Canadian midstream energy company TC Energy (TRP -2.01%) has an impressive dividend growth streak of 21 consecutive years. The stock's current yield of 5.4% makes it extremely attractive for dividend investors. Apart from an appealing dividend income, several other factors make TC Energy's stock enticing. Let's see what makes TC Energy my favorite stock right now.
Extensive, irreplaceable asset footprint
The first thing that provides TC Energy with a significant competitive advantage is its strategically located and huge asset base. The company operates one of North America's largest natural gas pipeline networks, transporting roughly 25% of the total natural gas consumed in North America. Its liquids pipeline system transports 20% of all exports from the Western Canadian Sedimentary Basin (WCSB).
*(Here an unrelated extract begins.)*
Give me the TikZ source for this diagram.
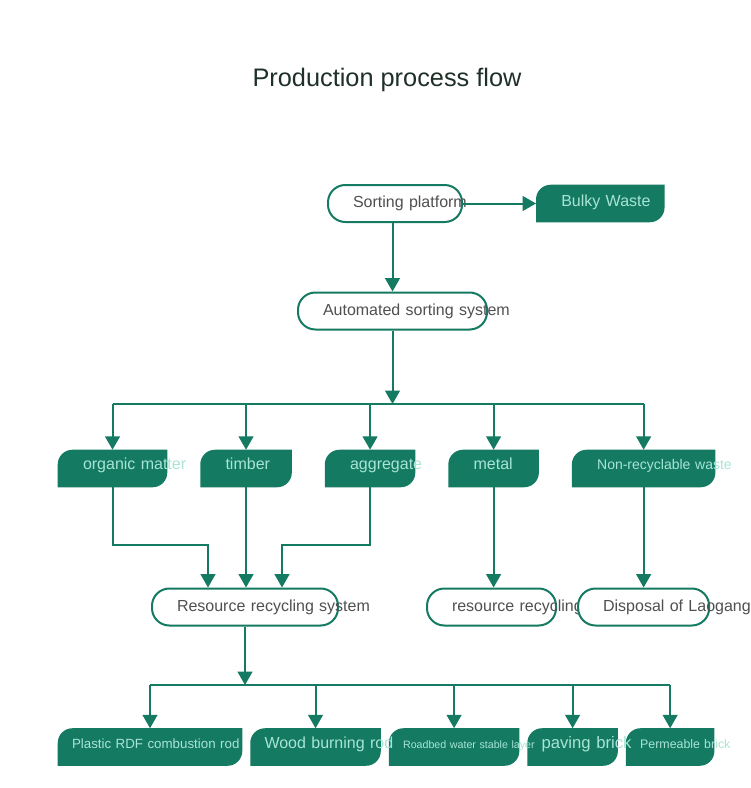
\documentclass[tikz,border=0pt]{standalone}
\usepackage{fontspec}
\setmainfont{Liberation Sans}
\usepackage{xcolor}
\definecolor{flowgreen}{RGB}{20,122,98}
\definecolor{leaftext}{RGB}{168,228,216}
\definecolor{pilltext}{RGB}{80,80,80}
\definecolor{titledark}{RGB}{30,48,40}
\usetikzlibrary{arrows.meta,positioning,backgrounds}
\tikzset{
  oneline/.style={execute at begin node=\hbox\bgroup,execute at end node=\egroup},
  pill/.style={rectangle,rounded corners=13pt,draw=flowgreen,line width=1.5pt,fill=white,
               text width=#1,align=left,oneline,minimum height=27.75pt,inner xsep=18.75pt,
               inner ysep=0pt,text=pilltext,font=\fontsize{12}{14}\selectfont},
  pill/.default=60pt,
  leaf/.style={rectangle,text width=#1,align=left,oneline,minimum height=27.75pt,
               inner xsep=18.75pt,inner ysep=0pt,text height=9pt,text depth=7pt,
               text=leaftext,font=\fontsize{12}{14}\selectfont},
  leaf/.default=30pt,
  arr/.style={-{Triangle[length=10pt,width=11pt]},line width=1.5pt,draw=flowgreen},
  busline/.style={line width=1.5pt,draw=flowgreen},
}
\begin{document}
\begin{tikzpicture}[x=0.75pt,y=-0.75pt,
    lowleaf/.style={leaf=#1,inner xsep=10.5pt},
  ]
  \useasboundingbox (0,0) rectangle (750,788);
  \node[font=\fontsize{19}{23}\selectfont,text=titledark] (title) at (387,80) {Production process flow};

  % sorting
  \node[pill=63pt] (sort) at (395,203.5) {Sorting platform};
  \node[leaf=58.5pt,right=54.75pt of sort,text depth=5pt] (bulky) {Bulky Waste};
  \node[pill=104.25pt] (auto) at (392.5,311) {Automated sorting system};

  % sorted fractions
  \node[leaf=44.25pt] (organic) at (112.5,468.5) {organic matter};
  \node[leaf=30.75pt,right=24.75pt of organic] (timber) {timber};
  \node[leaf=30pt,right=24.75pt of timber] (aggregate) {aggregate};
  \node[leaf=30pt,right=24.75pt of aggregate] (metal) {metal};
  \node[leaf=69.75pt,right=24.75pt of metal,font=\fontsize{10.5}{12}\selectfont] (nonrec) {Non-recyclable waste};

  % treatment
  \node[pill=59.25pt] (rr) at (491.5,607) {resource recycling};
  \node[pill=102pt] (rrs) at (245,607) {Resource recycling system};
  \node[pill=60.75pt] (disp) at (nonrec |- rrs) {Disposal of Laogang};

  % products
  \node[lowleaf=117pt,font=\fontsize{10}{12}\selectfont] (plastic) at (150,747) {Plastic RDF combustion rod};
  \node[lowleaf=76.5pt,right=6pt of plastic] (wood) {Wood burning rod};
  \node[lowleaf=76.5pt,right=6pt of wood,font=\fontsize{8}{10}\selectfont] (road) {Roadbed water stable layer};
  \node[lowleaf=46.5pt,right=6pt of road,font=\fontsize{12.5}{14}\selectfont] (paving) {paving brick};
  \node[lowleaf=45pt,right=6pt of paving,font=\fontsize{9.3}{11}\selectfont] (perm) {Permeable brick};

  \begin{scope}[on background layer]
    \fill[white] (0,0) rectangle (750,788);
    \foreach \n in {bulky,organic,timber,aggregate,metal,nonrec,plastic,wood,road,paving,perm}
      \fill[flowgreen] (\n.south west) -- ([yshift=-11pt]\n.north west)
        arc[start angle=180,end angle=90,radius=11pt] -- (\n.north east)
        -- ([yshift=11pt]\n.south east) arc[start angle=0,end angle=-90,radius=11pt] -- cycle;
  \end{scope}

  \coordinate (bus1) at (0,404);
  \coordinate (bus2) at (0,685);
  \coordinate (m1) at (208,545);
  \coordinate (m2) at (282,545);

  \draw[arr] (sort) -- (bulky);
  \draw[arr] (auto |- sort.south) -- (auto.north);
  \draw[arr] (auto.south) -- (auto.south |- bus1);
  \draw[busline] (organic.north |- bus1) -- (nonrec.north |- bus1);
  \foreach \n in {organic,timber,aggregate,metal,nonrec}
    \draw[arr] (\n.north |- bus1) -- (\n.north);

  \draw[arr] (organic.south) |- (m1) -- (m1 |- rrs.north);
  \draw[arr] (timber.south) -- (timber.south |- rrs.north);
  \draw[arr] (aggregate.south) |- (m2) -- (m2 |- rrs.north);
  \draw[arr] (metal.south) -- (metal.south |- rr.north);
  \draw[arr] (nonrec.south) -- (disp.north);

  \draw[arr] (rrs.south) -- (rrs.south |- bus2);
  \draw[busline] (plastic.north |- bus2) -- (perm.north |- bus2);
  \foreach \n in {plastic,wood,road,paving,perm}
    \draw[arr] (\n.north |- bus2) -- (\n.north);
\end{tikzpicture}
\end{document}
The takeaway capacity from the WCSB is limited, and new pipelines are difficult to build due to regulatory and environmental hurdles. Despite limited takeaway, heavy oil from Canada's oil sands finds robust demand from Gulf Coast refineries, which are designed to process this crude type. So TC Energy's liquids pipelines are usually highly used. TC Energy also owns seven power plants.
Steady fee-based cash flows
Rates on TC Energy's natural gas pipelines in Canada are regulated by the Canada Energy Regulator (CER). Similarly, its U.S. gas pipelines are regulated by the Federal Energy Regulatory Commission (FERC) and its Mexico gas pipelines are regulated by Mexico's Energy Regulatory Commission. So, these assets generally generate utility-type steady cash flows.
On the other hand, TC Energy's liquids pipelines and its power and storage assets are backed by long-term contracts. Overall, around 95% of TC Energy's earnings come from regulated or long-term contracted assets. Thus its cash flows are as steady as one can get for an energy company.
Strong financial performance
TC Energy's strong asset base and its regulated and fee-based operations have allowed it to steadily grow its earnings over the years.
As the above graph shows, TC Energy has steadily grown its profits as well as operational cash over twenty years. This, in turn, allowed the company to steadily grow its dividend during this period.
Despite COVID-19-related disruption, TC Energy grew its net income from CA$4 billion in 2019 to CA$4.5 billion in 2020.
Attractive dividend yield
TC Energy stock is currently trading at an attractive yield of 5.5%. That's higher than its 20-year average yield of around 4.1%. In the last year, TC Energy stock has underperformed the broader energy sector as well as its Canadian peer Enbridge. Concerns relating to TC Energy's growth after the revocation of presidential permits for its Keystone XL pipeline project likely contributed to the stock's recent underperformance.
Though surely a setback, the concerns might be overblown. That's because the company still has a healthy pipeline of capital projects that can fuel its growth in the coming years.
Healthy projects pipeline
Excluding Keystone XL, TC Energy has a secured projects pipeline of roughly CA$20 billion that it expects to complete through 2024. Gas pipelines and power and storage projects make up almost the entire projects backlog. As these projects will become operational, they will contribute to the company's earnings growth. It expects to complete around CA$4.2 billion of projects in 2021.
TC Energy aims to continue investing in projects that meet its return criteria. It is also looking at opportunities in the renewable energy space. Its healthy balance sheet allows the company to also look at asset acquisitions to fuel growth.
TC Energy aims to grow its dividend by 5% to 7% in the coming years. With a strong asset base, steady cash flows, and a healthy projects pipeline, it looks well positioned to achieve this growth. Overall, TC Energy's attractive yield and its healthy growth prospects make it my favorite energy stock right now.